About Clams

There are three species of clams are commercially harvested in North America. Hard clams, soft clams and surf clams, although in some areas razor and chocolate clams are being cultivated.
Hard clams in the shell are sold by the dozen in the following sizes; Chowders or quahogs which are the largest and are usually chopped and used in chowder and other cooked dishes. Cherrystones, which are generally used whole in cooking, or served raw on the half shell. Littlenecks which are usually eaten on the half shell and Soft shell, which are usually steamed or used for frying clams.Hard clams are sold in pints and quarts in choder and cherry stone sizes.
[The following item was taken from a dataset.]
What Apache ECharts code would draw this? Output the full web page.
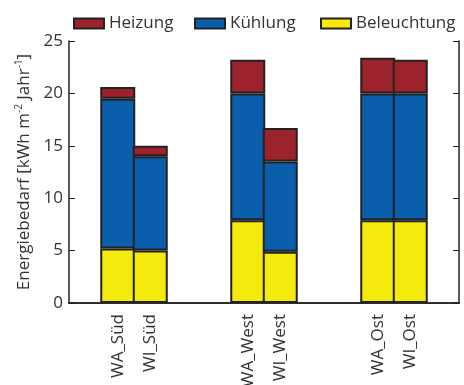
<!DOCTYPE html>
<html>
<head>
<meta charset="utf-8">
<script src="https://cdn.jsdelivr.net/npm/echarts@6/dist/echarts.min.js"></script>
<style>
  html, body { margin: 0; padding: 0; background: #fff; }
  #chart { width: 464px; height: 385px; }
</style>
</head>
<body>
<div id="chart"></div>
<script>
// Categories (empty strings leave gaps between the orientation groups)
const categories = ['', 'WA_Süd', 'WI_Süd', '', '', 'WA_West', 'WI_West', '', '', 'WA_Ost', 'WI_Ost', ''];

// Energy demand per use, kWh/(m² a)
const beleuchtung = [null, 5.2, 5.0, null, null, 7.9, 4.9, null, null, 7.9, 7.9, null];
const kuehlung    = [null, 14.3, 9.0, null, null, 12.1, 8.6, null, null, 12.1, 12.1, null];
const heizung     = [null, 1.1, 1.0, null, null, 3.2, 3.2, null, null, 3.4, 3.2, null];

const yTicks = [0, 5, 10, 15, 20, 25];

const FONT = '"Open Sans", "Noto Sans", sans-serif';
const AXIS = '#222';
const TEXT = '#333';
const showTick = (i) => categories[i] !== '';

const chart = echarts.init(document.getElementById('chart'));

// Bars slightly wider than a band so neighbouring borders merge into one line
function bar(name, data, color) {
  return {
    name, type: 'bar', stack: 'e', data,
    barWidth: 35, barGap: '0%',
    itemStyle: { color, borderColor: '#222', borderWidth: 2 }
  };
}

function legendItem(name, left) {
  return {
    data: [name], left, top: 10,
    itemWidth: 30, itemHeight: 10,
    icon: 'rect',
    textStyle: { fontSize: 17, color: TEXT, fontFamily: FONT }
  };
}

chart.setOption({
  animation: false,
  textStyle: { fontFamily: FONT },
  legend: [
    legendItem('Heizung', 68),
    legendItem('Kühlung', 189),
    legendItem('Beleuchtung', 315)
  ],
  grid: { left: 69, right: 5, top: 41, bottom: 82, outerBoundsMode: 'none', containLabel: false },
  xAxis: [{
    type: 'category', data: categories, position: 'bottom', z: 10,
    boundaryGap: true,
    axisLine: { lineStyle: { color: AXIS, width: 1.5 } },
    axisTick: { inside: true, alignWithLabel: true, length: 6, interval: showTick, lineStyle: { color: AXIS } },
    axisLabel: { rotate: 90, interval: 0, fontSize: 17, color: TEXT, margin: 11, fontFamily: FONT }
  }, {
    type: 'category', data: categories, position: 'top', z: 10,
    boundaryGap: true,
    axisLine: { lineStyle: { color: AXIS, width: 1.5 } },
    axisTick: { inside: true, alignWithLabel: true, length: 6, interval: showTick, lineStyle: { color: AXIS } },
    axisLabel: { show: false }
  }],
  yAxis: [{
    type: 'value', min: yTicks[0], max: yTicks[yTicks.length - 1], interval: 5,
    position: 'left',
    name: '{a|Energiebedarf [kWh m}{s|-2}{a| Jahr}{s|-1}{a|]}',
    nameLocation: 'middle', nameGap: 35, nameRotate: 90,
    nameTextStyle: {
      rich: {
        a: { fontSize: 17, color: TEXT, fontFamily: FONT, lineHeight: 20 },
        s: { fontSize: 10, color: TEXT, fontFamily: FONT, verticalAlign: 'top', lineHeight: 20, padding: [0, 0, 8, 0] }
      }
    },
    axisLine: { show: true, lineStyle: { color: AXIS, width: 1.5 } },
    axisTick: { show: true, inside: true, length: 6, lineStyle: { color: AXIS } },
    axisLabel: { fontSize: 17, color: TEXT, margin: 6, fontFamily: FONT },
    splitLine: { show: false }
  }, {
    type: 'value', min: yTicks[0], max: yTicks[yTicks.length - 1], interval: 5,
    position: 'right',
    axisLine: { show: true, lineStyle: { color: AXIS, width: 1.5 } },
    axisTick: { show: true, inside: true, length: 6, lineStyle: { color: AXIS } },
    axisLabel: { show: false },
    splitLine: { show: false }
  }],
  series: [
    bar('Beleuchtung', beleuchtung, '#f4ea0c'),
    bar('Kühlung', kuehlung, '#0b5eab'),
    bar('Heizung', heizung, '#9c232b')
  ]
});
</script>
</body>
</html>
All clams must be kept refrigerated or frozen. Soft clams are sold live in the shell, canned in the shell or fresh shucked and used for frying. Soft clams in the shell are sold by the dozen, half peck, peck and bushel. They must be alive when purchased and used. When alive, the clam shell will be tightly closed. Gaping shells that do not close when tapped, indicate that the clams dead. Do not eat under any circumstances.
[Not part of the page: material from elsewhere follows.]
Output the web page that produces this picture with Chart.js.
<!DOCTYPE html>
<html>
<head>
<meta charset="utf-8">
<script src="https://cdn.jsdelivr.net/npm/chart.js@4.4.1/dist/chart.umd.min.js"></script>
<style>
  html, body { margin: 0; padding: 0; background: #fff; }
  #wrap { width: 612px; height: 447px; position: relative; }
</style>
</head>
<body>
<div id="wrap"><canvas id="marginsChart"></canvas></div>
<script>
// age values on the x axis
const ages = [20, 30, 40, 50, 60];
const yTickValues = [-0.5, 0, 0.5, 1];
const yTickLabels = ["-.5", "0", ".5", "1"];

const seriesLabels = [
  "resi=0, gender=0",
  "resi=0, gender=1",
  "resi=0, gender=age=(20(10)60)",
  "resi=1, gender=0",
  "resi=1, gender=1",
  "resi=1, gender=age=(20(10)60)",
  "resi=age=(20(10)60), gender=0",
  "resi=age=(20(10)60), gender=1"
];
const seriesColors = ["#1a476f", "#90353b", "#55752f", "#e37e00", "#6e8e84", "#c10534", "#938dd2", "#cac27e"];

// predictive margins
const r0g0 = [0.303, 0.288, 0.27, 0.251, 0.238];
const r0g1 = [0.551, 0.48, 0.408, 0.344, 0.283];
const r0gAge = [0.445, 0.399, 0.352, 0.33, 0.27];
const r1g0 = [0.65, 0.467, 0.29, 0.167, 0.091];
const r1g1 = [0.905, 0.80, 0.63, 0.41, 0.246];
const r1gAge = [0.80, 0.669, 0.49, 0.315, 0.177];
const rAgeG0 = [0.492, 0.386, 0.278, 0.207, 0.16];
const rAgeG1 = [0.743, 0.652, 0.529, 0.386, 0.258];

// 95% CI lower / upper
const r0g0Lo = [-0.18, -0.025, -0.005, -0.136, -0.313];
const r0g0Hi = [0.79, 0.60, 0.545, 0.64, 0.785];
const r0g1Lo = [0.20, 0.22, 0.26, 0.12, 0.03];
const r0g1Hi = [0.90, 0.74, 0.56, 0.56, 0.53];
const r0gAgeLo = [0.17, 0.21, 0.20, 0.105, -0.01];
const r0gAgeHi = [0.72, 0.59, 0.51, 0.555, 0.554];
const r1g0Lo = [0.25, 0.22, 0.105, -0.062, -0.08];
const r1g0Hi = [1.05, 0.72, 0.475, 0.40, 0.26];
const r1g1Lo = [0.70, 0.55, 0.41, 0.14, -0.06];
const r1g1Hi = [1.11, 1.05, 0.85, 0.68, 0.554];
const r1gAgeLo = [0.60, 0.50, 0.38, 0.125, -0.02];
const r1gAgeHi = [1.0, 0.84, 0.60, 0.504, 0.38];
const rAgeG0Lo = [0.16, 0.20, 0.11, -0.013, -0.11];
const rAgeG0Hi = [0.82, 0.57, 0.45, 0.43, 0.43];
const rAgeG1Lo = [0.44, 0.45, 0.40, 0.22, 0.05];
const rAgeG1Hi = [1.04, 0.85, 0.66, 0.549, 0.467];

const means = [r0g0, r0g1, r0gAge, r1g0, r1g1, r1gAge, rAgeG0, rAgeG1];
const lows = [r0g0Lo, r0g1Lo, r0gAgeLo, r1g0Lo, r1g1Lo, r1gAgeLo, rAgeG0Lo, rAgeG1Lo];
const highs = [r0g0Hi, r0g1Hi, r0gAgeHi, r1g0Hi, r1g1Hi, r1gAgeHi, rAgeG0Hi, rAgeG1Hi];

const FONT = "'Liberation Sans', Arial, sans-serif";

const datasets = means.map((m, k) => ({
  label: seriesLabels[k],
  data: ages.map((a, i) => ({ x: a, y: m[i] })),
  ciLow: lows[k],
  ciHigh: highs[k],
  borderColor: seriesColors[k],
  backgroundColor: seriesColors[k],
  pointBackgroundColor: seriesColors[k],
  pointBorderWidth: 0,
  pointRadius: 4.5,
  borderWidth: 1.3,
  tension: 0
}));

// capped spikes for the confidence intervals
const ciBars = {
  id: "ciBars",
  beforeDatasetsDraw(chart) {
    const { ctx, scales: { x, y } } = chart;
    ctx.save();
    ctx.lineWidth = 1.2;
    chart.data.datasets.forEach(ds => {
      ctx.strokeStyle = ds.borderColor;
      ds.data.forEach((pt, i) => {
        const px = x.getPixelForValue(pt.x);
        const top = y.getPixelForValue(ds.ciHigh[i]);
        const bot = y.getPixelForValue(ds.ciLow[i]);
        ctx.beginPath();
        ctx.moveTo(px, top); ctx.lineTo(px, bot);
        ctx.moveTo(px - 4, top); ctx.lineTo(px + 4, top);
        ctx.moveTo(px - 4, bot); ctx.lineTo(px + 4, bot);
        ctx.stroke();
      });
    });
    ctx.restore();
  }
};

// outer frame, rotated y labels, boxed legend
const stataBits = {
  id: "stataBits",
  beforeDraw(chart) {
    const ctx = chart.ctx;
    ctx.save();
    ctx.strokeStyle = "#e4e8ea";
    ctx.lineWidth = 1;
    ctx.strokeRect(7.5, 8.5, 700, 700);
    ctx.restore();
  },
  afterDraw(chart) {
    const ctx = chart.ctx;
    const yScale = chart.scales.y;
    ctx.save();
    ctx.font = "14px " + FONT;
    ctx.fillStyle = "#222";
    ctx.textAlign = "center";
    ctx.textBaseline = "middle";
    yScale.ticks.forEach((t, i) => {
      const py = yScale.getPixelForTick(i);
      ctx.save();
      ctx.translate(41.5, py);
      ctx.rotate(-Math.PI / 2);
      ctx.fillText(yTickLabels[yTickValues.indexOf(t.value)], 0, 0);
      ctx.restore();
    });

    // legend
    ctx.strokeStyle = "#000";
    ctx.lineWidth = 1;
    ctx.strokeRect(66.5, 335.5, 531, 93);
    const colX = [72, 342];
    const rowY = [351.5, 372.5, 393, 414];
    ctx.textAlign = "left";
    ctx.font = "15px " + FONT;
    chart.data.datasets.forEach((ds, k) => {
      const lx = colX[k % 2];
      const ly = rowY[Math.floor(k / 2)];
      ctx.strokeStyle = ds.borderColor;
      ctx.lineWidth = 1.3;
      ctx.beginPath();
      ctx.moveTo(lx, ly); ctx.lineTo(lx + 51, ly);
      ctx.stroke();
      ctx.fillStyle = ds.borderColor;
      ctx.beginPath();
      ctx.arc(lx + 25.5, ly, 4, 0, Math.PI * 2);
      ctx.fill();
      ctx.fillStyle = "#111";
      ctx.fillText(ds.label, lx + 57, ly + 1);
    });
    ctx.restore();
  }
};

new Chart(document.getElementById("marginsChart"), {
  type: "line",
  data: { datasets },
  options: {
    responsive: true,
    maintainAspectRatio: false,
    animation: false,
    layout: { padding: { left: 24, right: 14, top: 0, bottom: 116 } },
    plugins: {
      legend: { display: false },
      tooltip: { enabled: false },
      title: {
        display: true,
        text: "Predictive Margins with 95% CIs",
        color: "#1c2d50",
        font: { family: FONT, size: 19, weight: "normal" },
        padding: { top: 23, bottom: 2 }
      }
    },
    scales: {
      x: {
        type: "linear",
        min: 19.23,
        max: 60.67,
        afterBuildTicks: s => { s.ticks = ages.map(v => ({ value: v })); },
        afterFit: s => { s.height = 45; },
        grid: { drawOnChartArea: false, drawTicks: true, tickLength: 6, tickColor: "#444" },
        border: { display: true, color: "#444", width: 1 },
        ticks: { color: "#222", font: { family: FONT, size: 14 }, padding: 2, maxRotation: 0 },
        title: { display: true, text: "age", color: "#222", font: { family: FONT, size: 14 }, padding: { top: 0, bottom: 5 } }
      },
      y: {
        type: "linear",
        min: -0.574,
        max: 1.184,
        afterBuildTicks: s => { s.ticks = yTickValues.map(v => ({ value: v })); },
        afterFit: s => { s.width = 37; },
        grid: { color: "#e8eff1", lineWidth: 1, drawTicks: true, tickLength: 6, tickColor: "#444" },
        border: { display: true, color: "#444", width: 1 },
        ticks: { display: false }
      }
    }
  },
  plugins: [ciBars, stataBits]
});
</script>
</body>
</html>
Shelf life of fresh shucked soft clams is only 3-5 days and as they cannot be frozen shucked soft clams are only found in fish markets close to where the clams are harvested. We do not recommend that you freeze clams of any type.

Surf clams is primarily a commercial clam which is further processed into retail products; canned, minced or chopped; the juice or broth in cans or bottled. An 8 oz can of chopped or minced clams yields approximately 1/2 cup each clam meat and broth.

We are big proponents of fresh clams. The best clams are the ones you dig yourself, if you have the luxury of being close to a bay or the ocean. Once you dig the clams wash off all surface sand with sea water. Cover the clams with clean seawater or a 2% brine (1/2 cup kosher salt+1 gallon water), and let stand for 15-20 minutes to allow the clams to cleanse themselves of sand. Saltwater is necessary if the clams are to open and discharge sand. The sand will settle to the bottom of the container. Change the water and let stand a little while for two or three times. This step is important, if the clams are to be steamed or eaten from the shell.

When shucking hard clams, wash the shell clams thoroughly, discarding any broken shell or dead clams. To open a hard clam, hold it in the palm with the shells hinge against the palm. Insert a slender, strong sharp knife between the halves of the shell and cut around the clam, twisting the knife slightly to pry open the shell. Cut both muscles free from the two halves of the shell. If it is to be served on the half shell, remove only one half of the shell.

Since soft clams and surf clams do not have tight fitting shells, they are easier to open. Always source the freshest clams, never freeze them and never ever eat a dead clam.